Scientists analyzing data from the Large Binocular Telescope Observatory in Arizona spotted a huge lava lake on Io, one of Jupiter's largest moons.
We've known for a while that Io is quite an amazing (and hellish) place; it's the most geologically active place in the solar system, with extreme geologic activity occurring as a result of tidal friction. As both Jupiter and the other Galilean satellites - Europa, Ganymede and Callisto - tug and pull, Io's interior generates huge amount of friction, which in turn generate very high levels of volcanism. Several volcanoes produce plumes of sulfur and sulfur dioxide that go as high as 500 km (300 mi) above Io's surface. The satellite is dotted with over 100 high mountains created as a result of this extreme geology, with some of the mountains taller than Mount Everest - something remarkable for a satellite 4 times smaller than Earth.
The largest of these volcanic features is called Loki, after the Norse god of fire and chaos - and a fitting name it is. The Loki Patera depression is 202 kilometres (126 mi) in diameter, which is huge for a volcanic feature, but when you consider the distance from Earth to Io, it's almost insignificant. In fact, until recently, it couldn't be seen from Earth. But now, thanks to the Large Binocular Telescope Interferometer (LBTI), a group of astronomers was able to see it from Earth for the first time.
“We have seen bright emissions – always one unresolved spot – ‘pop-up’ at different locations in Loki Patera over the years. New images from the LBTI show for the first time that these emissions arise simultaneously from different sites in Loki Patera,” said Prof Imke de Pater of the University of California, Berkeley.
Their research confirms previous theories - that there's a massive lava lake at the Loki Patera.
“This strongly suggests that the horseshoe-shaped feature is most likely an active overturning lava lake, as hypothesized in the past.”
Team member Dr Chick Woodward from the University of Minnesota added: “studying the very dynamic volcanic activity on Io, which is constantly reshaping the moon’s surface, provides clues to the interior structure and plumbing of this moon.”

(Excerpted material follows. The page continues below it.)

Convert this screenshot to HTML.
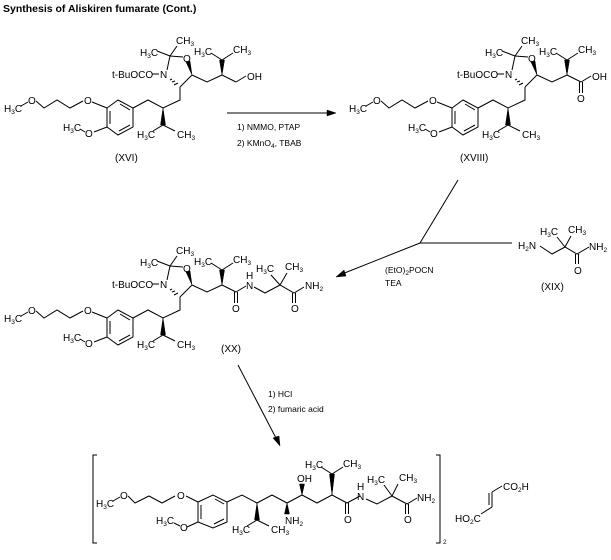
<!DOCTYPE html>
<html><head><meta charset="utf-8"><style>
html,body{margin:0;padding:0;background:#fff;}
svg{display:block;}
text{font-family:"Liberation Sans",sans-serif;font-size:10px;fill:#000;}
.s{font-size:6.5px;}
.r{font-size:8.5px;}
line,polyline,polygon{stroke:#000;stroke-width:1;fill:none;}
.w{fill:#000;stroke:#000;stroke-width:.5;}
</style></head><body>
<svg width="611" height="560" viewBox="0 0 611 560" xmlns="http://www.w3.org/2000/svg">
<defs>
<g id="core">
  <text x="4" y="112">H<tspan class="s" dy="2">3</tspan><tspan dy="-2">C</tspan></text>
  <line x1="21" y1="106" x2="28" y2="102"/>
  <text x="28" y="104">O</text>
  <polyline points="36,101 44,108 57,100 70,108 83,101"/>
  <text x="84" y="104">O</text>
  <line x1="92" y1="102" x2="107" y2="108"/>
  <polygon points="107,108 118,100 133,108 133,127 118,135 107,127"/>
  <line x1="110" y1="111" x2="110" y2="124"/>
  <line x1="119" y1="131" x2="130" y2="125"/>
  <line x1="120" y1="104" x2="130" y2="110"/>
  <line x1="107" y1="127" x2="94" y2="132"/>
  <text x="85" y="137">O</text>
  <line x1="85" y1="132" x2="80" y2="129"/>
  <text x="63" y="131">H<tspan class="s" dy="2">3</tspan><tspan dy="-2">C</tspan></text>
  <polyline points="133,108 148,100 163,108 180,100 180,87"/>
  <polygon class="w" points="163,108 160.5,125 165.5,125"/>
  <line x1="163" y1="125" x2="153" y2="131"/>
  <line x1="163" y1="125" x2="175" y2="131"/>
  <text x="137" y="138">H<tspan class="s" dy="2">3</tspan><tspan dy="-2">C</tspan></text>
  <text x="177" y="138">CH<tspan class="s" dy="2">3</tspan></text>
  <text x="112" y="78">t-BuOCO</text>
  <line x1="152" y1="74" x2="159" y2="74"/>
  <text x="160" y="78">N</text>
  <line x1="170" y1="80" x2="172" y2="79"/><line x1="172" y1="82" x2="175" y2="81"/><line x1="174" y1="85" x2="178" y2="83"/>
  <line x1="180" y1="87" x2="192" y2="75"/>
  <line x1="167" y1="70" x2="170" y2="56"/>
  <line x1="170" y1="56" x2="183" y2="57"/>
  <text x="183" y="62">O</text>
  <polygon class="w" points="192,75 186,62 190,61"/>
  <line x1="170" y1="56" x2="157" y2="51"/>
  <line x1="170" y1="56" x2="177" y2="46"/>
  <text x="140" y="56">H<tspan class="s" dy="2">3</tspan><tspan dy="-2">C</tspan></text>
  <text x="176" y="44">CH<tspan class="s" dy="2">3</tspan></text>
  <polyline points="192,75 207,82 222,75"/>
  <polygon class="w" points="222,75 219.5,60 224.5,60"/>
  <line x1="222" y1="60" x2="211" y2="53"/>
  <line x1="222" y1="60" x2="233" y2="53"/>
  <text x="194" y="55">H<tspan class="s" dy="2">3</tspan><tspan dy="-2">C</tspan></text>
  <text x="233" y="53">CH<tspan class="s" dy="2">3</tspan></text>
  <line x1="222" y1="75" x2="236" y2="82"/>
</g>
</defs>

<text x="3" y="12" style="font-weight:bold;font-size:10.5px">Synthesis of Aliskiren fumarate (Cont.)</text>

<use href="#core"/>
<line x1="236" y1="82" x2="246" y2="76"/>
<text x="247" y="80">OH</text>
<text x="115" y="161">(XVI)</text>

<line x1="227" y1="113" x2="330" y2="113"/>
<polygon class="w" points="336,113 327,110 327,116"/>
<text x="237" y="130" class="r">1) NMMO, PTAP</text>
<text x="237" y="146" class="r">2) KMnO<tspan class="s" dy="2">4</tspan><tspan dy="-2">, TBAB</tspan></text>

<g transform="translate(345,0)">
<use href="#core"/>
<line x1="236" y1="82" x2="246" y2="76"/>
<text x="247" y="80">OH</text>
<line x1="234.5" y1="82" x2="234.5" y2="93"/>
<line x1="237.5" y1="82" x2="237.5" y2="93"/>
<text x="232" y="102">O</text>
<text x="115" y="161">(XVIII)</text>
</g>

<line x1="458" y1="180" x2="420" y2="243"/>
<line x1="420" y1="243" x2="512" y2="243"/>
<line x1="420" y1="243" x2="342" y2="274"/>
<polygon class="w" points="336,277 344,270 346,276"/>
<text x="385" y="273" class="r">(EtO)<tspan class="s" dy="2">2</tspan><tspan dy="-2">POCN</tspan></text>
<text x="385" y="286" class="r">TEA</text>

<text x="518" y="249">H<tspan class="s" dy="2">2</tspan><tspan dy="-2">N</tspan></text>
<polyline points="540,246 552,254 565,247 577,254 589,247"/>
<line x1="565" y1="247" x2="557" y2="237"/>
<line x1="565" y1="247" x2="571" y2="236"/>
<text x="540" y="235">H<tspan class="s" dy="2">3</tspan><tspan dy="-2">C</tspan></text>
<text x="568" y="233">CH<tspan class="s" dy="2">3</tspan></text>
<line x1="575.5" y1="254" x2="575.5" y2="264"/>
<line x1="578.5" y1="254" x2="578.5" y2="264"/>
<text x="574" y="274">O</text>
<text x="589" y="250">NH<tspan class="s" dy="2">2</tspan></text>
<text x="541" y="290">(XIX)</text>

<g transform="translate(0,210)">
<use href="#core"/>
<line x1="234.5" y1="82" x2="234.5" y2="93"/>
<line x1="237.5" y1="82" x2="237.5" y2="93"/>
<text x="232" y="102">O</text>
<line x1="236" y1="82" x2="246" y2="76"/>
<text x="246" y="69">H</text>
<text x="246" y="79">N</text>
<polyline points="254,77 265,83 280,75 294,83 304,77"/>
<line x1="280" y1="75" x2="271" y2="65"/>
<line x1="280" y1="75" x2="287" y2="63"/>
<text x="256" y="62">H<tspan class="s" dy="2">3</tspan><tspan dy="-2">C</tspan></text>
<text x="285" y="60">CH<tspan class="s" dy="2">3</tspan></text>
<line x1="292.5" y1="83" x2="292.5" y2="93"/>
<line x1="295.5" y1="83" x2="295.5" y2="93"/>
<text x="291" y="102">O</text>
<text x="305" y="79">NH<tspan class="s" dy="2">2</tspan></text>
<text x="221" y="142">(XX)</text>
</g>

<line x1="238" y1="365" x2="277" y2="440"/>
<polygon class="w" points="280,446 273,438 279,436"/>
<text x="268" y="397" class="r">1) HCl</text>
<text x="268" y="412" class="r">2) fumaric acid</text>

<polyline points="97,455 93,455 93,543 97,543"/>
<polyline points="436,455 440,455 440,543 436,543"/>
<text x="443" y="544" class="s">2</text>
<text x="96" y="507">H<tspan class="s" dy="2">3</tspan><tspan dy="-2">C</tspan></text>
<line x1="113" y1="501" x2="120" y2="497"/>
<text x="120" y="499">O</text>
<polyline points="128,496 135,503 149,496 162,503 175,496"/>
<text x="177" y="499">O</text>
<line x1="186" y1="496" x2="198" y2="502"/>
<polygon points="198,502 213,495 227,502 227,522 213,528 198,522"/>
<line x1="201" y1="505" x2="201" y2="519"/>
<line x1="214" y1="524" x2="224" y2="519"/>
<line x1="215" y1="499" x2="224" y2="504"/>
<line x1="198" y1="522" x2="187" y2="527"/>
<text x="180" y="531">O</text>
<line x1="180" y1="526" x2="174" y2="523"/>
<text x="156" y="524">H<tspan class="s" dy="2">3</tspan><tspan dy="-2">C</tspan></text>
<polyline points="227,502 242,495 257,503 272,495 287,503 302,495 317,503 332,495 347,503 360,496"/>
<polygon class="w" points="257,503 254.5,520 259.5,520"/>
<line x1="257" y1="520" x2="247" y2="526"/>
<line x1="257" y1="520" x2="269" y2="526"/>
<text x="232" y="533">H<tspan class="s" dy="2">3</tspan><tspan dy="-2">C</tspan></text>
<text x="271" y="533">CH<tspan class="s" dy="2">3</tspan></text>
<polygon class="w" points="287,503 284.5,514 289.5,514"/>
<text x="285" y="524">NH<tspan class="s" dy="2">2</tspan></text>
<polygon class="w" points="302,495 299.5,484 304.5,484"/>
<text x="297" y="482">OH</text>
<polygon class="w" points="332,495 329.5,474 334.5,474"/>
<line x1="332" y1="474" x2="321" y2="467"/>
<line x1="332" y1="474" x2="343" y2="467"/>
<text x="305" y="468">H<tspan class="s" dy="2">3</tspan><tspan dy="-2">C</tspan></text>
<text x="343" y="467">CH<tspan class="s" dy="2">3</tspan></text>
<line x1="345.5" y1="503" x2="345.5" y2="514"/>
<line x1="348.5" y1="503" x2="348.5" y2="514"/>
<text x="344" y="523">O</text>
<text x="357" y="490">H</text>
<text x="357" y="500">N</text>
<polyline points="366,499 377,504 392,496 407,504 417,498"/>
<line x1="392" y1="496" x2="384" y2="485"/>
<line x1="392" y1="496" x2="398" y2="484"/>
<text x="367" y="483">H<tspan class="s" dy="2">3</tspan><tspan dy="-2">C</tspan></text>
<text x="399" y="481">CH<tspan class="s" dy="2">3</tspan></text>
<line x1="405.5" y1="504" x2="405.5" y2="514"/>
<line x1="408.5" y1="504" x2="408.5" y2="514"/>
<text x="404" y="523">O</text>
<text x="417" y="501">NH<tspan class="s" dy="2">2</tspan></text>

<text x="455" y="522">HO<tspan class="s" dy="2">2</tspan><tspan dy="-2">C</tspan></text>
<line x1="481" y1="514" x2="492" y2="507"/>
<line x1="492" y1="507" x2="492" y2="492"/>
<line x1="489" y1="505" x2="489" y2="493"/>
<line x1="492" y1="492" x2="502" y2="486"/>
<text x="503" y="490">CO<tspan class="s" dy="2">2</tspan><tspan dy="-2">H</tspan></text>
</svg>
</body></html>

But aside from finding a massive lava lake on what should be a frozen moon, this study could have massive implications for extraterrestrial life. Io itself is not habitable, but it's the best place in our solar system to study tidal heating and tidal volcanism - which is crucial for potential extraterrestrial life on places like Europa, Saturn's moon. It also helps with some of NASA's (and other space agencies) future missions.
“It helps to pave the way for future NASA missions such as the Io Observer. Io’s highly elliptical orbit close to Jupiter is constantly tidally stressing the moon, like the squeezing of a ripe orange, where the juice can escape through cracks in the peel.”